Askett is a picturesque hamlet in the civil parish of Princes Risborough, Buckinghamshire, England. It is situated where the steep escarpment of the Chiltern Hills meets the flat expanse of the Vale of Aylesbury. It lies within an Area of Outstanding Natural Beauty and Conservation Area less than four miles from Chequers, country home of the UK Prime Minister.

One mile from the market town of Princes Risborough, Askett is served with The Three Crowns pub and an Indian restaurant, The Coco Tamarind. The nearby Monks Risborough railway station provides direct access to London Marylebone.

History
The Manor house at Askett sat on the site of Old Manor Close estate. At the beginning of the 20th century small cottages resided on the original land but by 1969 had been demolished and in 1983 five new houses were built. Opposite the entrance to the estate stood the wheelwrights shop where a modern bungalow now stands.

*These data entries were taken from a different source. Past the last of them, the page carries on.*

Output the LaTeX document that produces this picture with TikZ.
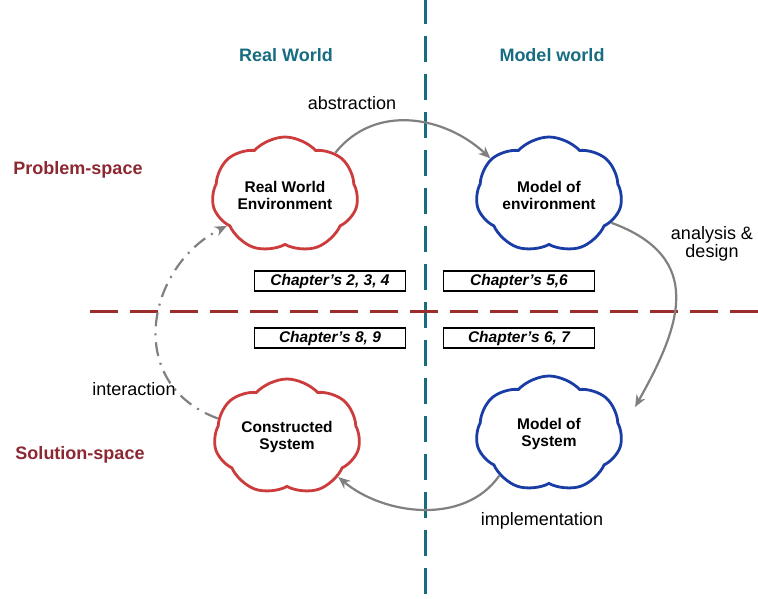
\documentclass[tikz,border=0pt]{standalone}
\usepackage{fontspec}
\setmainfont{Liberation Sans}
\usetikzlibrary{shapes.symbols,arrows.meta}
\definecolor{teal}{RGB}{22,108,128}
\definecolor{rowred}{RGB}{140,40,50}
\definecolor{cloudred}{RGB}{205,60,60}
\definecolor{cloudblue}{RGB}{25,60,165}
\definecolor{flow}{RGB}{128,128,128}
\definecolor{divred}{RGB}{155,45,45}
\tikzset{
  puff/.style={cloud, cloud puffs=7, cloud puff arc=95, cloud ignores aspect,
    minimum width=146pt, minimum height=116pt, inner sep=0pt, fill=white,
    line width=2.8pt, align=center, font=\fontsize{15.5}{17}\selectfont\bfseries},
  realcloud/.style={puff, draw=cloudred},
  modelcloud/.style={puff, draw=cloudblue},
  chapbox/.style={draw=black, line width=1.1pt, minimum width=151pt, minimum height=20pt,
    inner sep=0pt, font=\fontsize{15.5}{17}\selectfont\bfseries\itshape},
  header/.style={text=teal, font=\fontsize{18}{20}\selectfont\bfseries},
  rowlabel/.style={text=rowred, font=\fontsize{18}{20}\selectfont\bfseries},
  flowlabel/.style={text=black, font=\fontsize{18}{20}\selectfont, align=center},
  flowarrow/.style={draw=flow, line width=2.2pt, -{Stealth[length=12pt,width=10pt]}},
}
\begin{document}
\begin{tikzpicture}[x=1pt,y=-1pt]
\useasboundingbox (0,0) rectangle (758,599);

% quadrant dividers
\draw[teal, line width=3pt, dash pattern=on 26pt off 12pt] (425,-2) -- (425,599);
\draw[divred, line width=3pt, dash pattern=on 28pt off 12pt] (90,311) -- (758,311);

% column and row headings
\node[header] (hreal) at (286,55) {Real World};
\node[header] (hmodel) at (552,55) {Model world};
\node[rowlabel] (hprob) at (78,170) {Problem-space};
\node[rowlabel] (hsol) at (80,455) {Solution-space};

% chapter references
\node[chapbox] (c234) at (330,281) {Chapter's 2, 3, 4};
\node[chapbox] (c56)  at (519,281) {Chapter's 5,6};
\node[chapbox] (c89)  at (330,338) {Chapter's 8, 9};
\node[chapbox] (c67)  at (519,338) {Chapter's 6, 7};

% the four clouds
\node[realcloud]  (rwe) at (285,195) {Real World\\Environment};
\node[modelcloud] (moe) at (549,195) {Model of\\environment};
\node[realcloud]  (cs)  at (287,437) {Constructed\\System};
\node[modelcloud] (mos) at (549,434) {Model of\\System};

% transitions between the clouds
\draw[flowarrow] (rwe.40) .. controls +(40,-50) and +(-45,-42) .. (moe.148);
\draw[flowarrow] (moe.-24) .. controls +(95,35) and +(45,-80) .. ([shift={(24,6)}]mos.28);
\draw[flowarrow] (mos.-140) .. controls +(-35,50) and +(45,38) .. (cs.-38);
\draw[flowarrow, dash pattern=on 14pt off 7pt on 2pt off 7pt]
  (cs.165) .. controls +(-95,-35) and +(-80,40) .. (rwe.-152);

% transition labels
\node[flowlabel] (labs) at (352,103) {abstraction};
\node[flowlabel] (lana) at (712,244) {analysis \&\\[-2pt]design};
\node[flowlabel] (lint) at (134,389) {interaction};
\node[flowlabel] (limp) at (542,521) {implementation};
\end{tikzpicture}
\end{document}
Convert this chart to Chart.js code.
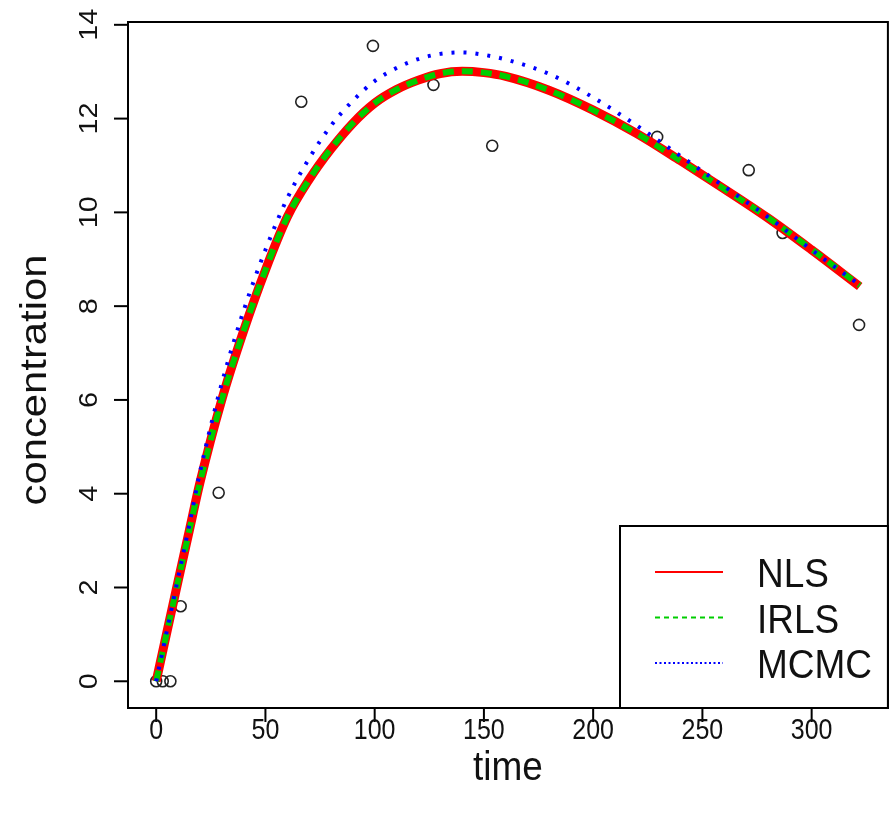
<!DOCTYPE html>
<html>
<head>
<meta charset="utf-8">
<script src="https://cdn.jsdelivr.net/npm/chart.js@4.4.1/dist/chart.umd.min.js"></script>
<style>
  html, body { margin: 0; padding: 0; background: #fff; overflow: hidden; }
  canvas { display: block; }
</style>
</head>
<body>
<canvas id="chart" width="895" height="814"></canvas>
<script>
// observed points
const obsTime = [0, 3, 6.5, 11.2, 28.6, 66.4, 99.2, 126.9, 153.8, 229.3, 271.2, 286.7, 321.7];
const obsConc = [0, 0, 0, 1.6, 4.02, 12.36, 13.55, 12.72, 11.42, 11.61, 10.9, 9.56, 7.6];

// fitted curves
const fitTime = [0, 5, 10, 15, 20, 30, 40, 50, 60, 70, 80, 90, 100, 110, 120, 130, 140, 150, 160, 180, 200, 220, 240, 260, 280, 300, 322];
const nlsConc = [0, 1.07, 2.13, 3.18, 4.23, 6.0, 7.47, 8.77, 9.9, 10.7, 11.35, 11.9, 12.33, 12.62, 12.82, 12.96, 13.01, 12.98, 12.9, 12.6, 12.18, 11.68, 11.1, 10.5, 9.88, 9.2, 8.42];
const irlsConc = [0, 1.07, 2.13, 3.18, 4.23, 6.0, 7.47, 8.77, 9.9, 10.7, 11.36, 11.9, 12.33, 12.62, 12.82, 12.96, 13.01, 12.98, 12.9, 12.6, 12.18, 11.68, 11.1, 10.5, 9.89, 9.21, 8.44];
const mcmcConc = [0, 1.1, 2.2, 3.3, 4.45, 6.35, 7.9, 9.2, 10.3, 11.15, 11.85, 12.38, 12.8, 13.08, 13.27, 13.38, 13.41, 13.36, 13.26, 12.95, 12.45, 11.85, 11.2, 10.55, 9.9, 9.2, 8.45];

const xTicks = [0, 50, 100, 150, 200, 250, 300];
const yTicks = [0, 2, 4, 6, 8, 10, 12, 14];

const legendNames = ['NLS', 'IRLS', 'MCMC'];
const legendColors = ['#ff0000', '#00cd00', '#0000ff'];
const legendDash = [[], [5, 4], [2, 2.5]];

const FONT = '"Liberation Sans", Arial, Helvetica, sans-serif';

const toXY = (xs, ys) => xs.map((x, i) => ({ x, y: ys[i] }));

// text a bit stretched along y, like the picture
const stretchText = (ctx, txt, x, y, rot, sx, sy) => {
    ctx.save();
    ctx.translate(x, y);
    if (rot) ctx.rotate(rot);
    ctx.scale(sx, sy);
    ctx.fillText(txt, 0, 0);
    ctx.restore();
};

// R style axes, box and legend
const rAxes = {
    id: 'rAxes',
    afterDraw(chart) {
        const { ctx, chartArea: a, scales: { x, y } } = chart;
        ctx.save();
        ctx.strokeStyle = '#000';
        ctx.fillStyle = '#111';
        ctx.lineWidth = 2;
        ctx.strokeRect(a.left, a.top, a.right - a.left, a.bottom - a.top);

        // x axis
        ctx.font = '25px ' + FONT;
        ctx.textAlign = 'center';
        ctx.textBaseline = 'alphabetic';
        xTicks.forEach(t => {
            const px = x.getPixelForValue(t);
            ctx.beginPath();
            ctx.moveTo(px, a.bottom);
            ctx.lineTo(px, a.bottom + 14);
            ctx.stroke();
            stretchText(ctx, String(t), px, 739, 0, 1, 1.2);
        });

        // y axis
        yTicks.forEach(t => {
            const py = y.getPixelForValue(t);
            ctx.beginPath();
            ctx.moveTo(a.left, py);
            ctx.lineTo(a.left - 14, py);
            ctx.stroke();
            stretchText(ctx, String(t), 97, py, -Math.PI / 2, 1.15, 1);
        });

        // axis titles
        ctx.font = '37px ' + FONT;
        stretchText(ctx, 'time', (a.left + a.right) / 2, 780, 0, 1, 1.08);
        stretchText(ctx, 'concentration', 46, 380, -Math.PI / 2, 1.13, 1);

        // legend
        const lx = 620, ly = 526;
        ctx.fillStyle = '#fff';
        ctx.fillRect(lx, ly, a.right - lx, a.bottom - ly);
        ctx.strokeStyle = '#000';
        ctx.lineWidth = 2;
        ctx.strokeRect(lx, ly, a.right - lx, a.bottom - ly);
        ctx.font = '37px ' + FONT;
        ctx.textAlign = 'left';
        ctx.textBaseline = 'middle';
        legendNames.forEach((name, i) => {
            const yy = 572 + i * 45.5;
            ctx.strokeStyle = legendColors[i];
            ctx.lineWidth = 2;
            ctx.setLineDash(legendDash[i]);
            ctx.beginPath();
            ctx.moveTo(655, yy);
            ctx.lineTo(723, yy);
            ctx.stroke();
            ctx.setLineDash([]);
            ctx.fillStyle = '#111';
            stretchText(ctx, name, 757, yy + 4, 0, 1, 1.08);
        });
        ctx.restore();
    }
};

new Chart(document.getElementById('chart'), {
    type: 'scatter',
    data: {
        datasets: [
            {
                label: 'MCMC',
                type: 'line',
                data: toXY(fitTime, mcmcConc),
                borderColor: '#0000ff',
                borderWidth: 4,
                borderDash: [3, 9],
                pointRadius: 0,
                cubicInterpolationMode: 'monotone',
                fill: false
            },
            {
                label: 'IRLS',
                type: 'line',
                data: toXY(fitTime, irlsConc),
                borderColor: '#00cd00',
                borderWidth: 6,
                borderDash: [11, 8],
                pointRadius: 0,
                cubicInterpolationMode: 'monotone',
                fill: false
            },
            {
                label: 'NLS',
                type: 'line',
                data: toXY(fitTime, nlsConc),
                borderColor: '#ff0000',
                borderWidth: 9,
                pointRadius: 0,
                cubicInterpolationMode: 'monotone',
                fill: false
            },
            {
                label: 'observed',
                data: toXY(obsTime, obsConc),
                pointStyle: 'circle',
                pointRadius: 5.5,
                pointBorderWidth: 1.6,
                pointBorderColor: '#222',
                pointBackgroundColor: 'rgba(0,0,0,0)'
            }
        ]
    },
    options: {
        responsive: false,
        animation: false,
        layout: { padding: { left: 128, top: 22, right: 0, bottom: 106 } },
        plugins: { legend: { display: false }, tooltip: { enabled: false } },
        scales: {
            x: { type: 'linear', min: -12.9, max: 334.9, display: false },
            y: { type: 'linear', min: -0.57, max: 14.06, display: false }
        }
    },
    plugins: [rAxes]
});
</script>
</body>
</html>
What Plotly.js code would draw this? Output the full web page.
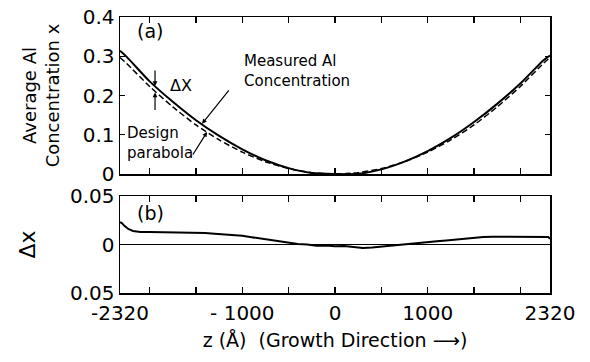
<!DOCTYPE html>
<html><head><meta charset="utf-8">
<script src="https://cdn.plot.ly/plotly-3.0.1.min.js"></script>
<style>body{margin:0;background:#fff}#c{width:590px;height:362px}</style>
</head><body><div id="c"></div><script>
// z positions (Å) for the top panel curves
const zGrid = [-2320,-2250,-2000,-1750,-1500,-1250,-1000,-750,-500,-250,0,250,500,750,1000,1250,1500,1750,2000,2250,2320];
// design parabola (dashed)
const designX = [0.297,0.282,0.223,0.171,0.125,0.087,0.0557,0.0314,0.0139,0.0035,0,0.0035,0.0139,0.0314,0.0557,0.087,0.125,0.171,0.223,0.282,0.297];
// measured Al concentration (solid)
const measuredX = [0.314,0.299,0.236,0.184,0.137,0.097,0.063,0.035,0.015,0.0025,0.0,0.0005,0.0119,0.0317,0.0584,0.0919,0.1324,0.1787,0.2305,0.290,0.302];
// bottom panel: deviation Δx
const dZ = [-2320,-2300,-2270,-2230,-2180,-2100,-2000,-1900,-1800,-1700,-1600,-1500,-1400,-1300,-1200,-1100,-1000,-900,-800,-700,-600,-500,-400,-300,-200,-100,0,100,200,300,400,500,600,700,800,900,1000,1100,1200,1300,1400,1500,1600,1700,1800,1900,2000,2100,2200,2300,2320];
const deltaX = [0.023,0.022,0.019,0.016,0.014,0.013,0.013,0.0128,0.0132,0.0125,0.0128,0.012,0.0118,0.011,0.0105,0.0095,0.009,0.0075,0.006,0.0045,0.003,0.0015,0.0005,0.0,-0.0012,-0.001,-0.0018,-0.0015,-0.0025,-0.0035,-0.003,-0.002,-0.001,0.0,0.0008,0.0018,0.0028,0.0033,0.0042,0.005,0.0062,0.0072,0.0078,0.008,0.008,0.0078,0.0076,0.0078,0.0079,0.0078,0.006];
// tick labels
const xTickVals = [-2320,-1000,0,1000,2320];
const xTickText = ['-2320','- 1000','0','1000','2320'];
const xMinorVals = [-2000,-1500,-500,500,1500,2000];
const yTopVals = [0,0.1,0.2,0.3,0.4];
const yTopText = ['0','0.1','0.2','0.3','0.4'];
const yBotVals = [-0.05,0,0.05];
const yBotText = ['0.05','0','0.05'];

const F = 'DejaVu Sans, sans-serif';
const tickFont = {family:F,size:20,color:'#000'};
const base = {showline:true,linecolor:'#000',linewidth:1.5,mirror:'allticks',ticks:'inside',
  ticklen:6,tickwidth:1.2,tickcolor:'#000',showgrid:false,zeroline:false,tickfont:tickFont,fixedrange:true};

const traces = [
  {x:zGrid,y:measuredX,xaxis:'x2',yaxis:'y',mode:'lines',line:{color:'#000',width:2,shape:'spline',smoothing:0.6},hoverinfo:'skip'},
  {x:zGrid,y:designX,xaxis:'x2',yaxis:'y',mode:'lines',line:{color:'#000',width:1.5,dash:'6px,3px',shape:'spline',smoothing:0.6},hoverinfo:'skip'},
  {x:dZ,y:deltaX,xaxis:'x',yaxis:'y2',mode:'lines',line:{color:'#000',width:2},hoverinfo:'skip'}
];

const af = {family:F,size:15,color:'#000'};
const layout = {
  width:590,height:362,margin:{l:120,r:40,t:17,b:69},
  paper_bgcolor:'#fff',plot_bgcolor:'#fff',showlegend:false,
  xaxis:Object.assign({},base,{domain:[0,1],anchor:'y2',range:[-2320,2320],tickmode:'array',tickvals:xTickVals,ticktext:xTickText,
    ticklabelstandoff:1,
    minor:{tickmode:'array',tickvals:xMinorVals,ticks:'inside',ticklen:6,tickwidth:1.2,tickcolor:'#000'},
    title:{text:'z (Å)  (Growth Direction ⟶)',font:{family:F,size:19,color:'#000'},standoff:10}}),
  xaxis2:Object.assign({},base,{domain:[0,1],anchor:'y',matches:'x',range:[-2320,2320],tickmode:'array',tickvals:xTickVals,showticklabels:false,
    minor:{tickmode:'array',tickvals:xMinorVals,ticks:'inside',ticklen:6,tickwidth:1.2,tickcolor:'#000'}}),
  yaxis:Object.assign({},base,{domain:[0.431,1],anchor:'x2',range:[0,0.4],tickmode:'array',tickvals:yTopVals,ticktext:yTopText,ticklen:5,
    title:{text:'Average Al<br>Concentration x',font:{family:F,size:18,color:'#000'},standoff:18}}),
  yaxis2:Object.assign({},base,{domain:[0,0.3514],anchor:'x',range:[-0.05,0.05],tickmode:'array',tickvals:yBotVals,ticktext:yBotText,ticklen:0,
    zeroline:true,zerolinecolor:'#000',zerolinewidth:1,
    title:{text:'Δx',font:{family:F,size:22,color:'#000'},standoff:28}}),
  annotations:[
    {xref:'paper',yref:'paper',x:0.035,y:0.95,text:'(a)',showarrow:false,xanchor:'left',yanchor:'middle',font:{family:F,size:19,color:'#000'}},
    {xref:'paper',yref:'paper',x:0.035,y:0.29,text:'(b)',showarrow:false,xanchor:'left',yanchor:'middle',font:{family:F,size:19,color:'#000'}},
    {xref:'x2',yref:'y',x:-1800,y:0.225,text:'ΔX',showarrow:false,xanchor:'left',yanchor:'middle',font:{family:F,size:16,color:'#000'}},
    {xref:'x2',yref:'y',x:-1942,y:0.224,ax:0,ay:-17,text:'',showarrow:true,arrowhead:2,arrowsize:0.8,arrowwidth:1.2,arrowcolor:'#000'},
    {xref:'x2',yref:'y',x:-1942,y:0.208,ax:0,ay:19,text:'',showarrow:true,arrowhead:2,arrowsize:0.8,arrowwidth:1.2,arrowcolor:'#000'},
    {xref:'x2',yref:'y',x:-1000,y:0.262,text:'Measured Al<br>Concentration',showarrow:false,xanchor:'left',yanchor:'middle',align:'left',font:af},
    {xref:'x2',yref:'y',x:-1435,y:0.128,ax:28,ay:-35,text:'',showarrow:true,arrowhead:2,arrowsize:0.8,arrowwidth:1.2,arrowcolor:'#000'},
    {xref:'x2',yref:'y',x:-2270,y:0.078,text:'Design<br>parabola',showarrow:false,xanchor:'left',yanchor:'middle',align:'left',font:af},
    {xref:'x2',yref:'y',x:-1381,y:0.107,ax:-15,ay:24,text:'',showarrow:true,arrowhead:2,arrowsize:0.8,arrowwidth:1.2,arrowcolor:'#000'}
  ]
};
Plotly.newPlot('c',traces,layout,{staticPlot:true,displayModeBar:false});
</script></body></html>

In the 19th Century, the small hamlet was a renowned village for lacemaking. By the 20th Century, villages like Askett and Kimble became the stopping point on the way to Aylesbury, Dillons Garage was a small well-known service station opened in Askett in 1933 which has since been demolished.

The village still holds many old fashioned cottages and bungalows. The area has more recently been described as 'A Hamlet in a Meadow'.